In order to increase the impact of the research of the GCSCC and to ensure the sustained use of the CMM, GCSCC has built a Global Constellation of Regional Research Centres. This constellation acts as a force multiplier for the Centre’s work and take on a strong leadership role in the regions. In 2017, the Oceania Cyber Security Centre (OCSC) a not-for-profit collaboration of eight Victorian Universities in Melbourne, Australia, became the first partner of the constellation with funding from the State Government of Victoria. Three years later the Cybersecurity Capacity Centre for Southern Africa (C3SA) was established at the University of Cape Town (UCT) as a consortium between the GCSCC, UCT’s Department of Information Systems, Research ICT Africa, a digital-policy think tank based in Cape Town, and the Norwegian Institute of International Affairs (NUPI). The funding for this two-year project comes from the Norwegian Ministry of Foreign Affairs. The three centres of the Global Constellation, GCSCC, OCSC and C3SA, aim to drive regionally informed cybersecurity-capacity research and lead the deployment of the GCSCC’s CMM in their respective regions, and to sustain the CMM’s impact established over the past six years.

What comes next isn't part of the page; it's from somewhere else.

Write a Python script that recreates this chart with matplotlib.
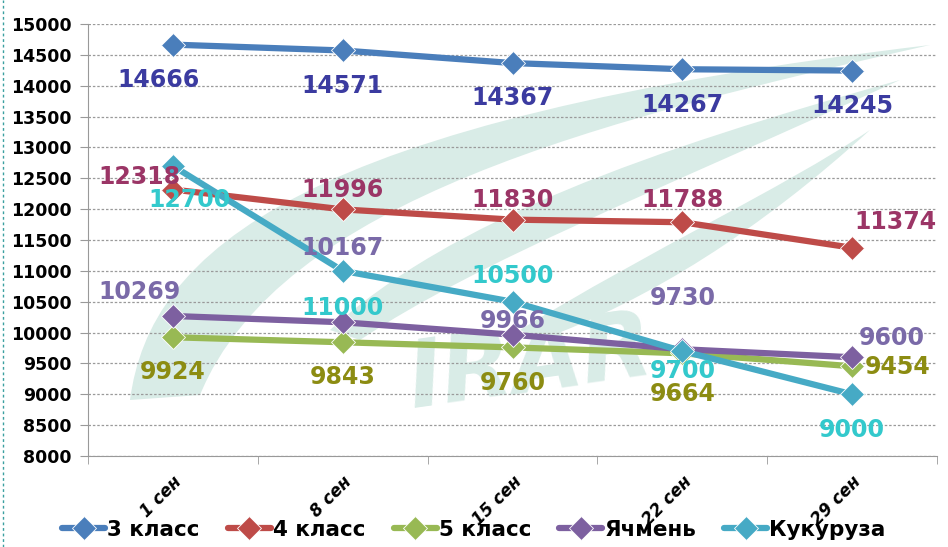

The constellation remit is to:

  • foster multidisciplinary research on efficient and effective cybersecurity capacity-building worldwide with a specific focus on the regions;
  • drive regional ownership of the development and progress of the CMM;
  • broaden and sustain the deployment of the CMM;
  • support greater effectiveness and targeting of cybersecurity capacity-building and impact, developing and delivering capacity building programmes targeted to their regions’ need,
  • establish knowledge exchange and research collaborations with major research institutions and capacity building organisations operating in their region, which will become amplifiers of the constellations work including their own, and develop a regional body of cybersecurity research.
  • Each contribute to the global research project, inform a global understanding of cybersecurity capacity and ensure the sustainable global impact of the CMM/CHF.

The Regional Centres also provide a single entry point for capacity-building activity on cybersecurity specifically in each region, essentially operationalising the requirement for coordination and collaboration in order to reduce duplication of efforts. This will lead to a deeper understanding of what constitutes national level cybersecurity capacity, the context of cybersecurity capacity in the regions, and research informed policy development and implementation. Additionally, the Regional Centres will develop and provide education and training offerings on crucial issues around cybersecurity, informed by the deployments of the CMM and the regional-focused research by the Regional Centres and the global constellation.